La gestion efficace des risques dépend des bonnes pratiques reconnues et qui ont fait leurs preuves. Il suffit de les personnaliser à l’entreprise. D’abord, il y a des outils de prévention avant l’avènement des risques. Concrètement, il est primordial de définir sa stratégie et d’identifier les événements pouvant engendrer un risque. Pour cela, on établit une cartographie détaillée des risques éventuels susceptible de survenir dans l’entreprise puis on évalue la probabilité et la gravité des dommages résultant de ces événements. L’objectif étant d’atténuer les dommages grâce au contrôle des pertes avant et après l’événement, il faut pour autant surveiller et mettre à jour ses risques continuellement. Dans ce sens, la communication avec les parties prenantes internes et externes reste un pilier incontournable. A tout cela, il faut rajouter l’outil classique, en l’occurrence l’assurance. Cette dernière reste le moyen le plus connu par l’entreprise pour pallier les aléas du risque une fois survenu, les garanties d’assurances sont souscrites dans ce dessein pour couvrir personnel, biens et responsabilités, encore faut-il en choisir la plus appropriée. Pendant la crise, il est du devoir de l’entreprise en crise de rassurer les parties prenantes en répondant aux préoccupations avec un langage approprié tout en acceptant la responsabilité. Je donne comme exemple le cas d’une multinationale, le premier réflexe est de gérer l’incident pour en réduire la gravité. Dans le cas où  l’incident serait médiatisé, le choix du porte-parole ainsi que la manière de diffuser le message à l’opinion publique auront un rôle décisif à jouer, si  bien que la relation avec les médias devrait être établie bien à l’avance.

Le déficit des compétences des dirigeants à gérer les risques est souvent pointé du doigt, qu’en dites-vous ?

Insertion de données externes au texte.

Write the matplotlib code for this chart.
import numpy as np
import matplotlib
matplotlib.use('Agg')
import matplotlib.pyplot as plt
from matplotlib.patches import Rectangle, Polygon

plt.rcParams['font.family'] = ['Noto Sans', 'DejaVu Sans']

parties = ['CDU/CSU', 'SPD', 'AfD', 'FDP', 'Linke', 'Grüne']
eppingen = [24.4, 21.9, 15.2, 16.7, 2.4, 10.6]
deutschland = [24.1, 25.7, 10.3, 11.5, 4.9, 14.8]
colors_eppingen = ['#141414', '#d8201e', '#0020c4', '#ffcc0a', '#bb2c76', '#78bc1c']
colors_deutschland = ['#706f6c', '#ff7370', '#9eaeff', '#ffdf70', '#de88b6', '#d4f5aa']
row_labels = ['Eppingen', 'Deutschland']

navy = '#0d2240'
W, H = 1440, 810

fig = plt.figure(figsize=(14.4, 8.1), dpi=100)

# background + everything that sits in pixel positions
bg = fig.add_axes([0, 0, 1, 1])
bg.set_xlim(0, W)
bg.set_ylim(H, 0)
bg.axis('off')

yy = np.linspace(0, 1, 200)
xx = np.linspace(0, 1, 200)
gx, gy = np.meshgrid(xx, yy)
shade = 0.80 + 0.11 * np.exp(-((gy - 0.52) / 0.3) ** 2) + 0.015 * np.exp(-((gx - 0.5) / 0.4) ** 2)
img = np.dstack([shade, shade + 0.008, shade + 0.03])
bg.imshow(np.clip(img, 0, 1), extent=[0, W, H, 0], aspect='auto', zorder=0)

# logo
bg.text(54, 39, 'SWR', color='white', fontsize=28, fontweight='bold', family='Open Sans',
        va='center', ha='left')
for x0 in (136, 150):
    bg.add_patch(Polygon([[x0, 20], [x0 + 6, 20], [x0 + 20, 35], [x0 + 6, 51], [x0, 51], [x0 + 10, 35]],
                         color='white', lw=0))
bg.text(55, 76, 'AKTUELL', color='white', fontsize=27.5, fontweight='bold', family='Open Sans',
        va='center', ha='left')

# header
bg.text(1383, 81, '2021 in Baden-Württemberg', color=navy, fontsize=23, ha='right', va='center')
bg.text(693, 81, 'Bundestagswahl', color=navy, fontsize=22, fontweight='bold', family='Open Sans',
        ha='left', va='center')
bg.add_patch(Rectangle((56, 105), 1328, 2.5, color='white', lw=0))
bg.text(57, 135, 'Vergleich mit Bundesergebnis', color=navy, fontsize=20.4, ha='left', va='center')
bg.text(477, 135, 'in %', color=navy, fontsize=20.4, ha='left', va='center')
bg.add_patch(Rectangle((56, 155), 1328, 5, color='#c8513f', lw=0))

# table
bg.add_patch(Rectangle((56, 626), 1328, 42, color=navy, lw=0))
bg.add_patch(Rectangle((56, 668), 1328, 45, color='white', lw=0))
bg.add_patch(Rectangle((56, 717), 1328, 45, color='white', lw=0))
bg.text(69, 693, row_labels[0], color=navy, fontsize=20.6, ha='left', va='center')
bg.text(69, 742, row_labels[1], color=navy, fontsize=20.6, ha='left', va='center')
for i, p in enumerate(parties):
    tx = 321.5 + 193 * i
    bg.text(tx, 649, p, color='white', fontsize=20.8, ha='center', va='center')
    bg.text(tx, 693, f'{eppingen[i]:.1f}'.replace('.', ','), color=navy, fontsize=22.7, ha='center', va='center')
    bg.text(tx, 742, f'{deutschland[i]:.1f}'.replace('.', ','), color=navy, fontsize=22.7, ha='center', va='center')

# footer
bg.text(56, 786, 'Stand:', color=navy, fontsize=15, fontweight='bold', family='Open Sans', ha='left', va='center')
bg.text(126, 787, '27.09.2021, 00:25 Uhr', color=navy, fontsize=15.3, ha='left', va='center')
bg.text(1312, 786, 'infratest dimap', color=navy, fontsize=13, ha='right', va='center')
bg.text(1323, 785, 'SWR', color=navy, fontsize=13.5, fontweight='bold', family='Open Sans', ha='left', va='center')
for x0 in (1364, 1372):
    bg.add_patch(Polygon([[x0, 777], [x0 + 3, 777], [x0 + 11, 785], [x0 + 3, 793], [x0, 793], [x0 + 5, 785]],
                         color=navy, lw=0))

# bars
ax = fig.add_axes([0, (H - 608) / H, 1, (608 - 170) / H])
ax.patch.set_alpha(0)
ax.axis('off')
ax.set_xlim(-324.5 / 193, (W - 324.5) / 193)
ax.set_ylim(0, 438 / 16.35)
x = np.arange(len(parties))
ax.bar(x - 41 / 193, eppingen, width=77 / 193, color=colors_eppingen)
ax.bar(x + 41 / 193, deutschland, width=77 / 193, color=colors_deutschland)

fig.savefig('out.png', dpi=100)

À mon sens, cela est dû principalement à l’absence de la culture de gestion du risque chez certains dirigeants et chefs d’entreprises. Comme j’ai expliqué antérieurement, il faut être conscient que la gestion des risques est primordiale dans la bonne gestion d’une entreprise. Il est donc important d’y accorder l’attention nécessaire. Cela passe par le recrutement d’un responsable Risk Manager ayant les compétences techniques, ou en faisant appel à un cabinet spécialisé. Il incombe aux dirigeants et managers de vulgariser cette culture et de l’instaurer comme une partie intégrante des valeurs de l’entreprise. Cependant, il faut souligner que même cette tâche est l’apanage des membres du « board », tout le monde dans l’entreprise en est responsable, d’une manière directe et indirecte, que ce soit par la stratégie, la veille ou la remontée de l’information. Car finalement, toute l’entreprise prend le même bateau pour la même direction.

 

En tant que responsable de gestion des ressources humaines dans une multinationale, y a-t-il de nouvelles formes de risques qui n’existaient pas avant ?

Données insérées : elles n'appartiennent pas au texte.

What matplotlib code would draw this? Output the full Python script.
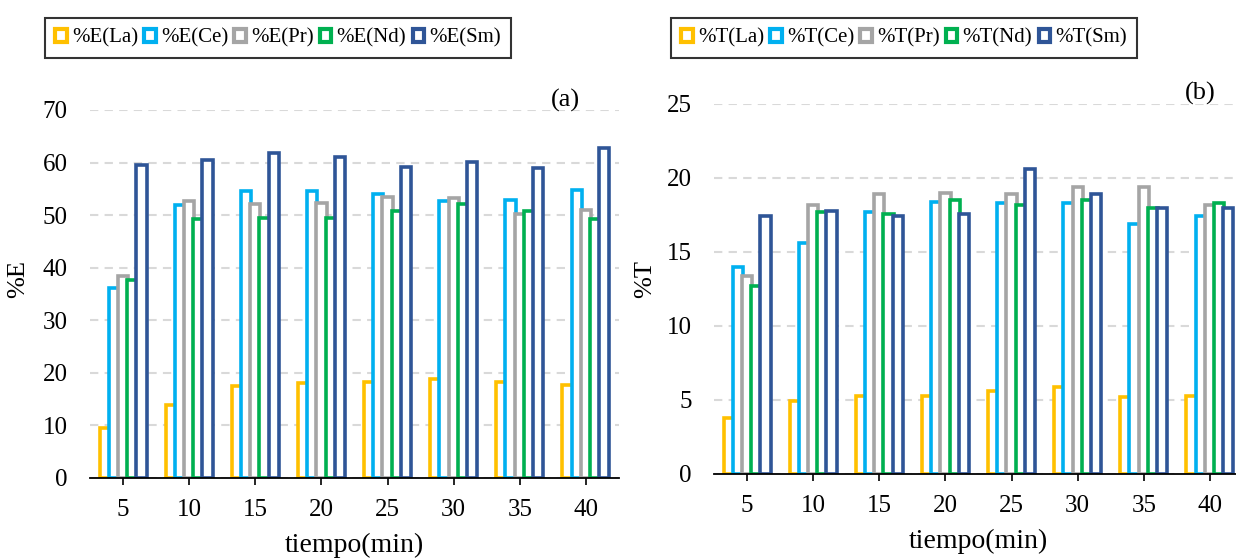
import numpy as np
import matplotlib
matplotlib.use("Agg")
import matplotlib.pyplot as plt
from matplotlib.patches import Patch

plt.rcParams['font.family'] = ['Liberation Serif', 'DejaVu Serif']

# --- data ---
tiempo = [5, 10, 15, 20, 25, 30, 35, 40]
elementos = ['La', 'Ce', 'Pr', 'Nd', 'Sm']

E_La = [9.6, 13.9, 17.5, 18.0, 18.2, 18.8, 18.2, 17.6]
E_Ce = [36.1, 51.9, 54.5, 54.5, 54.0, 52.7, 52.8, 54.8]
E_Pr = [38.5, 52.6, 52.1, 52.4, 53.5, 53.2, 50.2, 50.9]
E_Nd = [37.7, 49.3, 49.4, 49.4, 50.7, 52.1, 50.7, 49.2]
E_Sm = [59.5, 60.5, 61.8, 61.1, 59.2, 60.2, 59.0, 62.7]

T_La = [3.8, 4.9, 5.3, 5.3, 5.6, 5.9, 5.2, 5.3]
T_Ce = [14.0, 15.6, 17.7, 18.4, 18.3, 18.3, 16.9, 17.4]
T_Pr = [13.4, 18.2, 18.9, 19.0, 18.9, 19.4, 19.4, 18.2]
T_Nd = [12.7, 17.7, 17.6, 18.5, 18.2, 18.5, 18.0, 18.3]
T_Sm = [17.4, 17.8, 17.4, 17.6, 20.6, 18.9, 18.0, 17.95]

colores = ['#FFC000', '#00B0F0', '#A5A5A5', '#00B050', '#2F5597']

fig = plt.figure(figsize=(12.36, 5.59), dpi=100)


def panel(rect, series, prefijo, ymax, ystep, letra, letra_xy, leg_xy, ylab_x):
    ax = fig.add_axes(rect)
    x = np.arange(len(tiempo))
    paso = 0.139
    ancho = 0.155
    for k, (vals, c) in enumerate(zip(series, colores)):
        ax.bar(x + (k - 2) * paso, vals, width=ancho, facecolor='white',
               edgecolor=c, linewidth=2.6, zorder=2 + k)
    ax.set_xlim(-0.5, len(tiempo) - 0.5)
    ax.set_ylim(0, ymax)
    ax.set_yticks(np.arange(0, ymax + 0.1, ystep))
    ax.set_xticks(x)
    ax.set_xticklabels([str(t) for t in tiempo])
    ax.grid(axis='y', color='#d9d9d9', linestyle=(0, (4, 3)), linewidth=1.5, zorder=0)
    ax.set_axisbelow(True)
    for s in ['top', 'right', 'left']:
        ax.spines[s].set_visible(False)
    ax.spines['bottom'].set_color('black')
    ax.spines['bottom'].set_linewidth(1.3)
    ax.spines['bottom'].set_zorder(10)
    ax.tick_params(axis='y', length=0, pad=16, labelsize=18)
    ax.tick_params(axis='x', length=5, width=1.2, direction='out', pad=10, labelsize=18)
    ax.set_xlabel('tiempo(min)', fontsize=20, labelpad=9)
    ax.set_ylabel('%' + prefijo, fontsize=19)
    ax.yaxis.set_label_coords(ylab_x, 0.5, transform=fig.transFigure)
    fig.text(letra_xy[0], letra_xy[1], letra, fontsize=19, ha='center', va='center')

    handles = [Patch(facecolor='white', edgecolor=c, linewidth=3) for c in colores]
    labels = [f'%{prefijo}({e})' for e in elementos]
    leg = fig.legend(handles, labels, loc='center', bbox_to_anchor=leg_xy, ncol=5,
                     fontsize=15, frameon=True, fancybox=False, edgecolor='black',
                     handlelength=0.55, handleheight=0.55, handletextpad=0.25,
                     columnspacing=0.3, borderpad=0.5, borderaxespad=0)
    leg.get_frame().set_linewidth(1.5)
    return ax


# panel (a): %E
panel([90 / 1236, 1 - 478 / 559, 529 / 1236, 368 / 559],
      [E_La, E_Ce, E_Pr, E_Nd, E_Sm], 'E', 70, 10, '(a)',
      (565 / 1236, 1 - 100 / 559), (278 / 1236, 1 - 38 / 559), 29 / 1236)

# panel (b): %T
panel([714 / 1236, 1 - 474 / 559, 529 / 1236, 370 / 559],
      [T_La, T_Ce, T_Pr, T_Nd, T_Sm], 'T', 25, 5, '(b)',
      (1200 / 1236, 1 - 93 / 559), (904 / 1236, 1 - 38 / 559), 656 / 1236)

fig.savefig('out.png', dpi=100)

Bien évidemment, et malheureusement, elles sont nombreuses et beaucoup plus difficiles à gérer que l’on peut imaginer. Chaque menace est propre à une situation et un contexte donnés. Prenons, à titre d’exemple, les nouveaux risques liés aux ressources humaines dans notre entreprise, il faut souligner que nous sommes en mode de projet « fast track project » qui, par les délais très courts alloués aux différents projets, les activités sont souvent exécutées de manière séquentielle et sont effectuées en parallèle. En d’autres termes, les activités sont travaillées simultanément au lieu d’attendre que chaque partie soit complétée séparément. Par conséquent, les projets de réalisation en « fast track » dans les domaines des énergies renouvelables sont exposés à divers risques opérationnels, financiers ou règlementaires. D’abord, il y a le risque de l’inadéquation des ressources. Une entreprise nouvellement installée n’a pas le luxe de compter sur des ressources anciennes ou d’user d’une gestion prévisionnelle des emplois et des compétences  « GPEC », sachant que le besoin est immédiat et urgent de recruter des profils pointus. On peut noter aussi le risque de la mauvaise Intégration des équipes. En effet, la cohésion d’une équipe passe par le temps et le nombre de projets sur lesquels ils ont collaboré ensemble. Un « fast track project » n’offre pas cette option. La haute tension continuelle en est une raison pour perdre des ressources des fois clés pour le projet ou de voir s’installer un climat social houleux. Par ailleurs, le risque du taux de renouvellement du personnel est très élevé en construction pour multiples raisons. Les contrats projets à durée déterminée font que l’employé lorgne la prochaine opportunité et le seul argument devient un package qui n’est pas forcement en phase avec la réalité du marché de l’emploi. Le turnover peut affecter le management comme l’opérationnel, le débauchage peut priver l’entreprise de ses meilleurs talents. Enfin, les risques d’accidents survenant au travail à cause de la pénibilité et le stress s’accroissent, ce qui fait que les ressources humaines trouvent un allié de choix dans le département d’hygiène et de sécurité.